Problem requirements: Which lines hold the word "code"? Show each of them.

Data rows:

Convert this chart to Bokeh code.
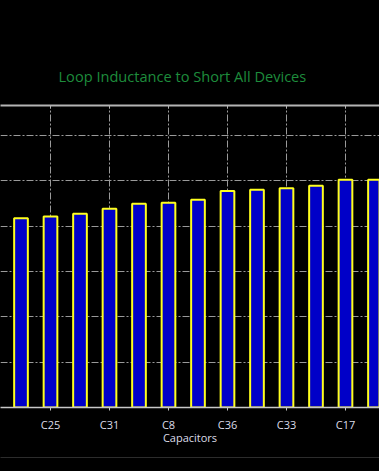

---

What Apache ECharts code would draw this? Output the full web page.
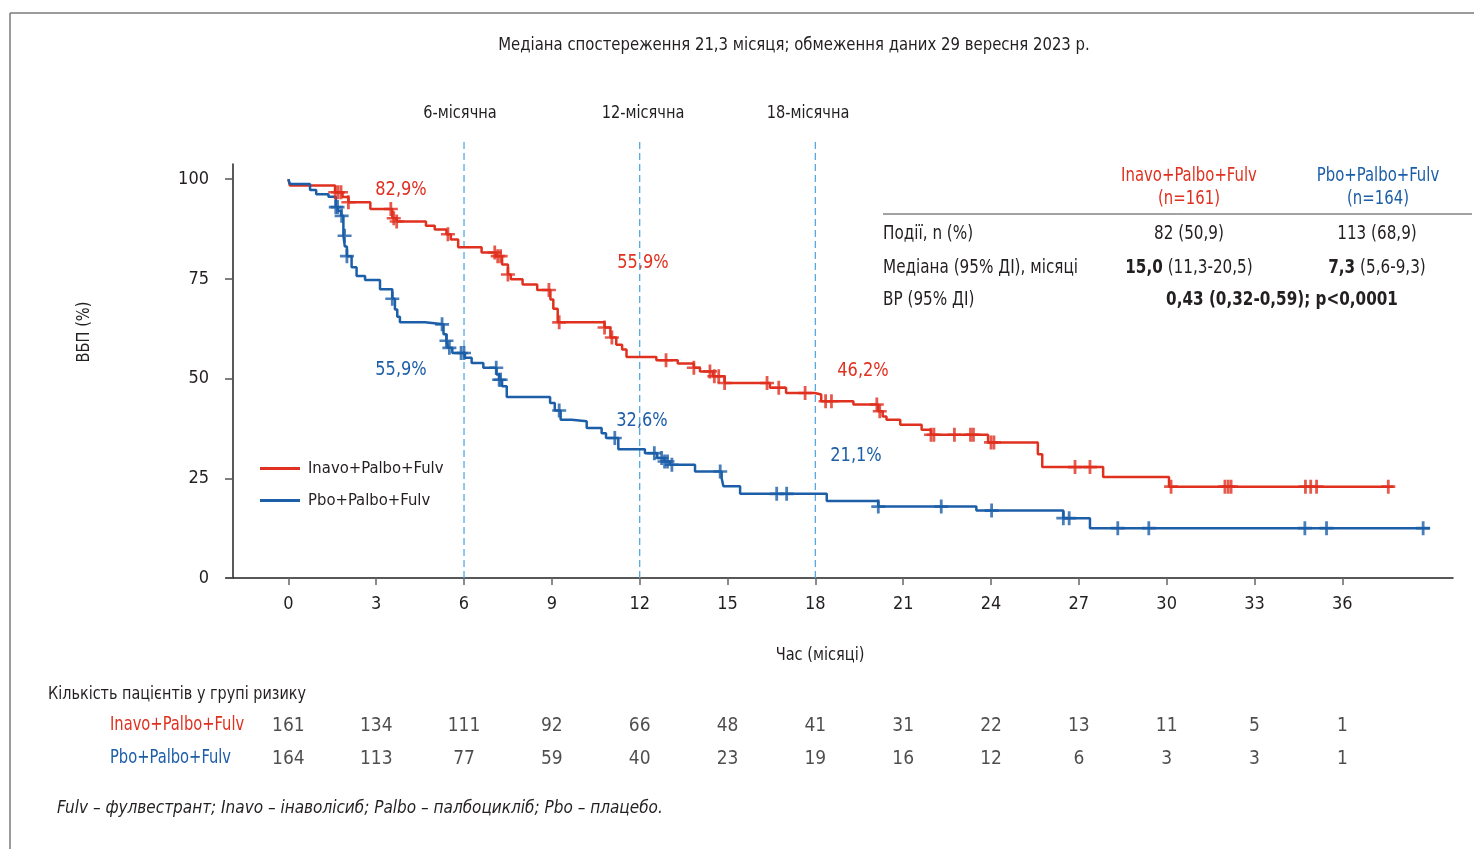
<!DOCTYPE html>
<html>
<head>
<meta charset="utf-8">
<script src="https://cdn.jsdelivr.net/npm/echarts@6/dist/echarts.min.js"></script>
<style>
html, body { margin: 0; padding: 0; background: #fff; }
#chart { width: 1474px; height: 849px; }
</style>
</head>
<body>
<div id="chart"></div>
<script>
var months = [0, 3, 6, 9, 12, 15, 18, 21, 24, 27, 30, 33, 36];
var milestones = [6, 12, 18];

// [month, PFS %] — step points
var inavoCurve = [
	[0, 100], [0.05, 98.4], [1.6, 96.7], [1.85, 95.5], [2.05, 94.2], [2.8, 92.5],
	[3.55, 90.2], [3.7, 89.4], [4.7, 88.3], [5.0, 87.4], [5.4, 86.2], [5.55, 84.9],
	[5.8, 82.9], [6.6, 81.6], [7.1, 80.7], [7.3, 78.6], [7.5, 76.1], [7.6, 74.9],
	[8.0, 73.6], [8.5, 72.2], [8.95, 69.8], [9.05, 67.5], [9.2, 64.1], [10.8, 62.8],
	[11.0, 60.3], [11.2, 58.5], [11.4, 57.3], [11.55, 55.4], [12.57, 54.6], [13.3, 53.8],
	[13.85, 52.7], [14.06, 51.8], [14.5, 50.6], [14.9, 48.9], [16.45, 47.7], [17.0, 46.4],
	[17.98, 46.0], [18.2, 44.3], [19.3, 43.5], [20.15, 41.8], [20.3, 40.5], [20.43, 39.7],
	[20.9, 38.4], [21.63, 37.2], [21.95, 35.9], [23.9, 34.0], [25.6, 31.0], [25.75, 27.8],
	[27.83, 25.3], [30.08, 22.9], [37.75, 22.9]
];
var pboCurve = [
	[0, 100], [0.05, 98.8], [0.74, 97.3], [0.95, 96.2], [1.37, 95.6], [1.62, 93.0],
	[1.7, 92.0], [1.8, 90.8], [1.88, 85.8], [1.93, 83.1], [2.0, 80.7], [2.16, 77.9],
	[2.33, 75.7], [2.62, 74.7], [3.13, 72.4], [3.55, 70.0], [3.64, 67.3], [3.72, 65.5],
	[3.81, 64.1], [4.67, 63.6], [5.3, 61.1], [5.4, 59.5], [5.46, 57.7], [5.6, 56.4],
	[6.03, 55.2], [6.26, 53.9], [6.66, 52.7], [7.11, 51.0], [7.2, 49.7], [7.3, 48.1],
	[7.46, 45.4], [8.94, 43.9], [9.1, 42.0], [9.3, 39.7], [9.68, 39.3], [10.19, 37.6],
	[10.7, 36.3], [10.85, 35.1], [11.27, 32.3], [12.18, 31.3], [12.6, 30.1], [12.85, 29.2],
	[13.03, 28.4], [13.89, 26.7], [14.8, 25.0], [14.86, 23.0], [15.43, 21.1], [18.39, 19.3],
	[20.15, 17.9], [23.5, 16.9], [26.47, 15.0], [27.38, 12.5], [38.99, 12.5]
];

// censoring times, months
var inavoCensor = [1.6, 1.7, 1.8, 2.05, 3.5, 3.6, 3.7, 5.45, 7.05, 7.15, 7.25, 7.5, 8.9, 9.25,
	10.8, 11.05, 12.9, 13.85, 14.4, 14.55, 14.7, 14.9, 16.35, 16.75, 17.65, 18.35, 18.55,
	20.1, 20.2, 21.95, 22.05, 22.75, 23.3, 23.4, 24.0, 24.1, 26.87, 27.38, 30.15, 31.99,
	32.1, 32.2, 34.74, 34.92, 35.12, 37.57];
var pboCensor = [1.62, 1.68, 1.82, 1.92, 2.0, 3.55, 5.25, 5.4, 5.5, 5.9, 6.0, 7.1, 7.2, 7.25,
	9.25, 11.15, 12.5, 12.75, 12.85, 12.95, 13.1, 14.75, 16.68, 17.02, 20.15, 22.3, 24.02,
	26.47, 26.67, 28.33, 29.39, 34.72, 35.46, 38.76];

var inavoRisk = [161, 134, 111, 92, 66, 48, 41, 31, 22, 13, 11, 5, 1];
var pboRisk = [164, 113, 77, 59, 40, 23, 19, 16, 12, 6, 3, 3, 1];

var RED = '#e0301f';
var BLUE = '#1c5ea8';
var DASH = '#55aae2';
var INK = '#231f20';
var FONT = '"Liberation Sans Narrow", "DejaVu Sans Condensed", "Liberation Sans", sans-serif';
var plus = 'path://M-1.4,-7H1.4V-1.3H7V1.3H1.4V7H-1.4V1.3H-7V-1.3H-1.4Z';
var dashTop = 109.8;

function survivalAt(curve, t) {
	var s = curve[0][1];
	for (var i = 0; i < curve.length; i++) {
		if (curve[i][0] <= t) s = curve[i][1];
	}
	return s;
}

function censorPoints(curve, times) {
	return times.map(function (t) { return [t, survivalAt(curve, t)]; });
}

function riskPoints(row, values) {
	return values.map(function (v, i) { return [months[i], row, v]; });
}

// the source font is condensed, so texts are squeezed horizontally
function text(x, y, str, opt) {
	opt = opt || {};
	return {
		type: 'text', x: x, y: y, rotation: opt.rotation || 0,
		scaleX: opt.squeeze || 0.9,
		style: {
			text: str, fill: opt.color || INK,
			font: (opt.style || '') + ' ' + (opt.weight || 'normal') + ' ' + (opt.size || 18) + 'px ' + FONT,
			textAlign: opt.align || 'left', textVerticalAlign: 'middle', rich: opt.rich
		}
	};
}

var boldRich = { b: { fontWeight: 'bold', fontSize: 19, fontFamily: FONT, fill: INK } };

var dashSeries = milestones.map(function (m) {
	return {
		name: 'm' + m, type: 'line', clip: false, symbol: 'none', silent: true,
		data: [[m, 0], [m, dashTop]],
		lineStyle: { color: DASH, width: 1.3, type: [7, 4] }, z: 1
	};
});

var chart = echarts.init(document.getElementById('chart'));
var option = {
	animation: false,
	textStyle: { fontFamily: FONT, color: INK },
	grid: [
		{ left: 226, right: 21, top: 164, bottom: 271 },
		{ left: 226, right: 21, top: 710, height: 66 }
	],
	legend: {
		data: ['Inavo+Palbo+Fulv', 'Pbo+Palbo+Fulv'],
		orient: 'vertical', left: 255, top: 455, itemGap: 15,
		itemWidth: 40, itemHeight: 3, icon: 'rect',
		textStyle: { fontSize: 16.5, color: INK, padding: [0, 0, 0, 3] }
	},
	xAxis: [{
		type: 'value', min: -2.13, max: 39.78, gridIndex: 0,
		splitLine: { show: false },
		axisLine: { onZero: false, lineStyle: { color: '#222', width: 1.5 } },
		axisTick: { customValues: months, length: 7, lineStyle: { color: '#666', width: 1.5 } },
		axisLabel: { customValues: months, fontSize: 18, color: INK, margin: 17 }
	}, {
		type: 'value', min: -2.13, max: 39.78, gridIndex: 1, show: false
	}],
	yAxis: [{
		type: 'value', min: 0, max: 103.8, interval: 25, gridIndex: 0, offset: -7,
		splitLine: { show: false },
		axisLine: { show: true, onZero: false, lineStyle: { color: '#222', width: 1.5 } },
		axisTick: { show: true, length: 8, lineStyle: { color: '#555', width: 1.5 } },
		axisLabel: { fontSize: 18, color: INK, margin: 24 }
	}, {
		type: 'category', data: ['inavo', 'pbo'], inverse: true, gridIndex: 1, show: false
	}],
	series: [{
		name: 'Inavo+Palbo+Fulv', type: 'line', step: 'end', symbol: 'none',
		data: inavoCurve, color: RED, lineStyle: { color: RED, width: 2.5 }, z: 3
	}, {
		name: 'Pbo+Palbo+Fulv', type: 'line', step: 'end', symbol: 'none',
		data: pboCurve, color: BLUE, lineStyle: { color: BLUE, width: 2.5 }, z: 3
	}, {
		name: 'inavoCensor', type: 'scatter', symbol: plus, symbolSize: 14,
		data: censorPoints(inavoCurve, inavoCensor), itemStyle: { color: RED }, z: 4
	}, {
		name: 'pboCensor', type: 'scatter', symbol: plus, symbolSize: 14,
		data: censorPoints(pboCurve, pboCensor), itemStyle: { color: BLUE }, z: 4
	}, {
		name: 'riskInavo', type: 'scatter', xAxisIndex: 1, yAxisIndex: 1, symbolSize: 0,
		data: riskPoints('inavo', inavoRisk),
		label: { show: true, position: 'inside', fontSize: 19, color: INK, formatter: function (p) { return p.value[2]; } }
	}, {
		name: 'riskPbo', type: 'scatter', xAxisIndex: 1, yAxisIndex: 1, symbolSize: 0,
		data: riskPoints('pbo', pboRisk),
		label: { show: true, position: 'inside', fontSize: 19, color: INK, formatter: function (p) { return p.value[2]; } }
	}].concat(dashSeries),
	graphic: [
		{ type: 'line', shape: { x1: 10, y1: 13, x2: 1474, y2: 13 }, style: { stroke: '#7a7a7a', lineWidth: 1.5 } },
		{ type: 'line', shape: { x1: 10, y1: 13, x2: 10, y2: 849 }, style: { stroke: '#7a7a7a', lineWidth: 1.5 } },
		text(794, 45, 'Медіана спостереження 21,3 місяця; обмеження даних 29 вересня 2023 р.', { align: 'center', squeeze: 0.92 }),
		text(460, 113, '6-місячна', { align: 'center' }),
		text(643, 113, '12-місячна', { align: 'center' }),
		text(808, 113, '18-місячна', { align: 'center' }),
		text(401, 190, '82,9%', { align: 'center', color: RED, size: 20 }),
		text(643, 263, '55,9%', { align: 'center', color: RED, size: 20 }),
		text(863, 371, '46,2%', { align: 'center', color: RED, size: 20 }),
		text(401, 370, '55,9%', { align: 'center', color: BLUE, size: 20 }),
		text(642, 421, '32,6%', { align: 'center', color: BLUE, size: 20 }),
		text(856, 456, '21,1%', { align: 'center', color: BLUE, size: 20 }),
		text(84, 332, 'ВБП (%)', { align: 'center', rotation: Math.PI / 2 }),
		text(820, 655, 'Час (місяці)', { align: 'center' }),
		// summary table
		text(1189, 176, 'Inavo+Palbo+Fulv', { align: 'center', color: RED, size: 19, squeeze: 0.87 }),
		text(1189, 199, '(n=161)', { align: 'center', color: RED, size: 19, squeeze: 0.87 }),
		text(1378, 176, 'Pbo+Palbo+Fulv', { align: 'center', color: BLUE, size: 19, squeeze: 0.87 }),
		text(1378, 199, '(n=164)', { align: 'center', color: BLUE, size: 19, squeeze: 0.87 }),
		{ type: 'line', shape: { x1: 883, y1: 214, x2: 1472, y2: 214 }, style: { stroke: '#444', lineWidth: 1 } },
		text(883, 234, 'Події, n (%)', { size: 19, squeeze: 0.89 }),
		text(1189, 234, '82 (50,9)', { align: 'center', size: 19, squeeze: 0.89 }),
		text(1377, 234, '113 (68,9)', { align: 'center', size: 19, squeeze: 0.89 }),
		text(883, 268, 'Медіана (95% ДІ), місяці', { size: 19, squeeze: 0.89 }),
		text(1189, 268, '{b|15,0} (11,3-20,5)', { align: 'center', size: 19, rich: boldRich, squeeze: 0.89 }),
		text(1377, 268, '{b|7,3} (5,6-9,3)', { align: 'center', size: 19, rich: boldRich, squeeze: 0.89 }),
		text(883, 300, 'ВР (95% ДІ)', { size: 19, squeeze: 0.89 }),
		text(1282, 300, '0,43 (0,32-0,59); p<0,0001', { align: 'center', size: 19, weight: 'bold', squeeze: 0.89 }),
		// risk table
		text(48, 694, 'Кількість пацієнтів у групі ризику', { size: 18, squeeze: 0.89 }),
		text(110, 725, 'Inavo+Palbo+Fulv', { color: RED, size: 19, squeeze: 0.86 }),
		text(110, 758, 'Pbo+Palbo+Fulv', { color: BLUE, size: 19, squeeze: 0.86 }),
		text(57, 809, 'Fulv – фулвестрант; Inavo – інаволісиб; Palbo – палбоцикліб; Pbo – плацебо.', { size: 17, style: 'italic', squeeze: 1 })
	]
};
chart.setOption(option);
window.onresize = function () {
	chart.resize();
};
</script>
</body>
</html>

Right answer:
Convert this chart to Bokeh code.
What Apache ECharts code would draw this? Output the full web page.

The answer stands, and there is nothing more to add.